__GOAL OF THE EXERCISE__.
Your task is to copy the listing exactly. Drop any pictures from the copy.

— BEGIN —

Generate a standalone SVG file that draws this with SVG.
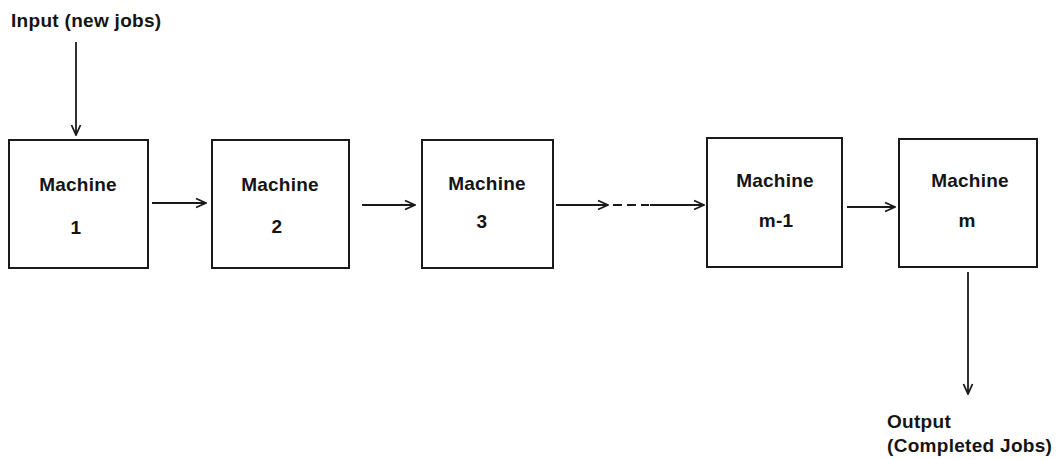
<svg xmlns="http://www.w3.org/2000/svg" width="1059" height="459" viewBox="0 0 1059 459">
  <style>
    .box { fill: #ffffff; stroke: #1a1a1a; stroke-width: 2; }
    .lbl { font-family: "Liberation Sans", Arial, sans-serif; font-weight: bold; font-size: 19px; letter-spacing: 0.2px; fill: #141414; text-anchor: middle; }
    .txt { font-family: "Liberation Sans", Arial, sans-serif; font-weight: bold; font-size: 19px; letter-spacing: 0.3px; fill: #141414; }
    .wire { fill: none; stroke: #1a1a1a; stroke-width: 1.8; }
    .dash { fill: none; stroke: #1a1a1a; stroke-width: 1.8; stroke-dasharray: 9 5; }
  </style>
  <defs>
    <marker id="head" viewBox="0 0 12 12" refX="11" refY="6" markerWidth="12" markerHeight="12" markerUnits="userSpaceOnUse" orient="auto">
      <path d="M1,1.5 L11,6 L1,10.5" fill="none" stroke="#1a1a1a" stroke-width="1.8"/>
    </marker>
  </defs>
  <rect width="1059" height="459" fill="#ffffff"/>

  <text class="txt" x="11" y="27">Input (new jobs)</text>

  <g id="machine-1">
    <rect class="box" x="9" y="140" width="139" height="128"/>
    <text class="lbl" x="78" y="191">Machine</text>
    <text class="lbl" x="76" y="234">1</text>
  </g>
  <g id="machine-2">
    <rect class="box" x="212" y="140" width="137" height="128"/>
    <text class="lbl" x="280" y="191">Machine</text>
    <text class="lbl" x="277" y="233">2</text>
  </g>
  <g id="machine-3">
    <rect class="box" x="422" y="140" width="131" height="128"/>
    <text class="lbl" x="487" y="190">Machine</text>
    <text class="lbl" x="482" y="228">3</text>
  </g>
  <g id="machine-m-1">
    <rect class="box" x="707" y="138" width="135" height="129"/>
    <text class="lbl" x="775" y="187">Machine</text>
    <text class="lbl" x="776" y="227">m-1</text>
  </g>
  <g id="machine-m">
    <rect class="box" x="899" y="139" width="138" height="128"/>
    <text class="lbl" x="970" y="187">Machine</text>
    <text class="lbl" x="967" y="227">m</text>
  </g>

  <g id="connectors">
    <line class="wire" x1="76" y1="42" x2="76" y2="135" marker-end="url(#head)"/>
    <line class="wire" x1="152" y1="203" x2="206" y2="203" marker-end="url(#head)"/>
    <line class="wire" x1="362" y1="205" x2="415" y2="205" marker-end="url(#head)"/>
    <line class="wire" x1="556" y1="205" x2="608" y2="205" marker-end="url(#head)"/>
    <line class="dash" x1="613" y1="205" x2="649" y2="205"/>
    <line class="wire" x1="650" y1="205" x2="704" y2="205" marker-end="url(#head)"/>
    <line class="wire" x1="847" y1="207" x2="895" y2="207" marker-end="url(#head)"/>
    <line class="wire" x1="968" y1="272" x2="968" y2="394" marker-end="url(#head)"/>
  </g>

  <text class="txt" x="887" y="428">Output</text>
  <text class="txt" x="887" y="452">(Completed Jobs)</text>
</svg>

— END —

__RESULT OF THE TASK__.
Generate a standalone SVG file that draws this with SVG.
<svg xmlns="http://www.w3.org/2000/svg" width="1059" height="459" viewBox="0 0 1059 459">
  <style>
    .box { fill: #ffffff; stroke: #1a1a1a; stroke-width: 2; }
    .lbl { font-family: "Liberation Sans", Arial, sans-serif; font-weight: bold; font-size: 19px; letter-spacing: 0.2px; fill: #141414; text-anchor: middle; }
    .txt { font-family: "Liberation Sans", Arial, sans-serif; font-weight: bold; font-size: 19px; letter-spacing: 0.3px; fill: #141414; }
    .wire { fill: none; stroke: #1a1a1a; stroke-width: 1.8; }
    .dash { fill: none; stroke: #1a1a1a; stroke-width: 1.8; stroke-dasharray: 9 5; }
  </style>
  <defs>
    <marker id="head" viewBox="0 0 12 12" refX="11" refY="6" markerWidth="12" markerHeight="12" markerUnits="userSpaceOnUse" orient="auto">
      <path d="M1,1.5 L11,6 L1,10.5" fill="none" stroke="#1a1a1a" stroke-width="1.8"/>
    </marker>
  </defs>
  <rect width="1059" height="459" fill="#ffffff"/>

  <text class="txt" x="11" y="27">Input (new jobs)</text>

  <g id="machine-1">
    <rect class="box" x="9" y="140" width="139" height="128"/>
    <text class="lbl" x="78" y="191">Machine</text>
    <text class="lbl" x="76" y="234">1</text>
  </g>
  <g id="machine-2">
    <rect class="box" x="212" y="140" width="137" height="128"/>
    <text class="lbl" x="280" y="191">Machine</text>
    <text class="lbl" x="277" y="233">2</text>
  </g>
  <g id="machine-3">
    <rect class="box" x="422" y="140" width="131" height="128"/>
    <text class="lbl" x="487" y="190">Machine</text>
    <text class="lbl" x="482" y="228">3</text>
  </g>
  <g id="machine-m-1">
    <rect class="box" x="707" y="138" width="135" height="129"/>
    <text class="lbl" x="775" y="187">Machine</text>
    <text class="lbl" x="776" y="227">m-1</text>
  </g>
  <g id="machine-m">
    <rect class="box" x="899" y="139" width="138" height="128"/>
    <text class="lbl" x="970" y="187">Machine</text>
    <text class="lbl" x="967" y="227">m</text>
  </g>

  <g id="connectors">
    <line class="wire" x1="76" y1="42" x2="76" y2="135" marker-end="url(#head)"/>
    <line class="wire" x1="152" y1="203" x2="206" y2="203" marker-end="url(#head)"/>
    <line class="wire" x1="362" y1="205" x2="415" y2="205" marker-end="url(#head)"/>
    <line class="wire" x1="556" y1="205" x2="608" y2="205" marker-end="url(#head)"/>
    <line class="dash" x1="613" y1="205" x2="649" y2="205"/>
    <line class="wire" x1="650" y1="205" x2="704" y2="205" marker-end="url(#head)"/>
    <line class="wire" x1="847" y1="207" x2="895" y2="207" marker-end="url(#head)"/>
    <line class="wire" x1="968" y1="272" x2="968" y2="394" marker-end="url(#head)"/>
  </g>

  <text class="txt" x="887" y="428">Output</text>
  <text class="txt" x="887" y="452">(Completed Jobs)</text>
</svg>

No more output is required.